Your goal: Repeat exactly, please, the lines that begin at the start of the listing and end at the line holding "import pandas as pd".

## BEGIN Material

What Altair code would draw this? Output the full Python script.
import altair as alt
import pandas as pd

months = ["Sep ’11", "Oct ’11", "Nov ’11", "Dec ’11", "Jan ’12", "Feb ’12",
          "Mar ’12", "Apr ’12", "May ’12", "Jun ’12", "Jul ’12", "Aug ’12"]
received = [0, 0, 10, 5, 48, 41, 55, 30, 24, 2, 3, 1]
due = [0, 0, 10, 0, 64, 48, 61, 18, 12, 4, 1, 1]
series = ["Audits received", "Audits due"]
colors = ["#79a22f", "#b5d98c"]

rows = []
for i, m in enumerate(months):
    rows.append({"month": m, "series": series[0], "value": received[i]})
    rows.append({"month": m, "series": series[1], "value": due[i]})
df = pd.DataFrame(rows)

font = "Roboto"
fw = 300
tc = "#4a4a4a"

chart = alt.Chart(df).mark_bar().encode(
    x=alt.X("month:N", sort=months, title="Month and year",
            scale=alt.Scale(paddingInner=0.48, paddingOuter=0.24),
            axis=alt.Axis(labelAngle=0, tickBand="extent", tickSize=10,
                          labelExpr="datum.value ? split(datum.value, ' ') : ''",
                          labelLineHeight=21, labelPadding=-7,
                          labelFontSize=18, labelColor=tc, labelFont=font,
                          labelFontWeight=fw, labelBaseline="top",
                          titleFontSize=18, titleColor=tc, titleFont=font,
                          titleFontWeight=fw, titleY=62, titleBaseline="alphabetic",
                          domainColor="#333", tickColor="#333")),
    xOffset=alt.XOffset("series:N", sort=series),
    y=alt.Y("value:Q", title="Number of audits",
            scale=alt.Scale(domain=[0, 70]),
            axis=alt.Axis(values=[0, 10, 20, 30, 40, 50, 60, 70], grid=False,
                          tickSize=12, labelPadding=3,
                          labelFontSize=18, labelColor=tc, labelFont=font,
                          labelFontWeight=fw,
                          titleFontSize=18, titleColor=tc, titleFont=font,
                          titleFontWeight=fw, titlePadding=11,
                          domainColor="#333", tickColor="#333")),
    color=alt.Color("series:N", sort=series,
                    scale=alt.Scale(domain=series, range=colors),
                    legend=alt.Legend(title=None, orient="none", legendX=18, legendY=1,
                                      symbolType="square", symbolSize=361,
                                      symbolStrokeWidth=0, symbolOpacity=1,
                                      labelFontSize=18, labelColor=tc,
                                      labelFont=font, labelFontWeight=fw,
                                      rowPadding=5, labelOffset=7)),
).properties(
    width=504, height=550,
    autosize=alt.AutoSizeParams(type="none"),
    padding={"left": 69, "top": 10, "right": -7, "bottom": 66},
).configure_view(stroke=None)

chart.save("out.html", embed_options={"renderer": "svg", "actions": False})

## END Material

Worked solution:
What Altair code would draw this? Output the full Python script.
import altair as alt
import pandas as pd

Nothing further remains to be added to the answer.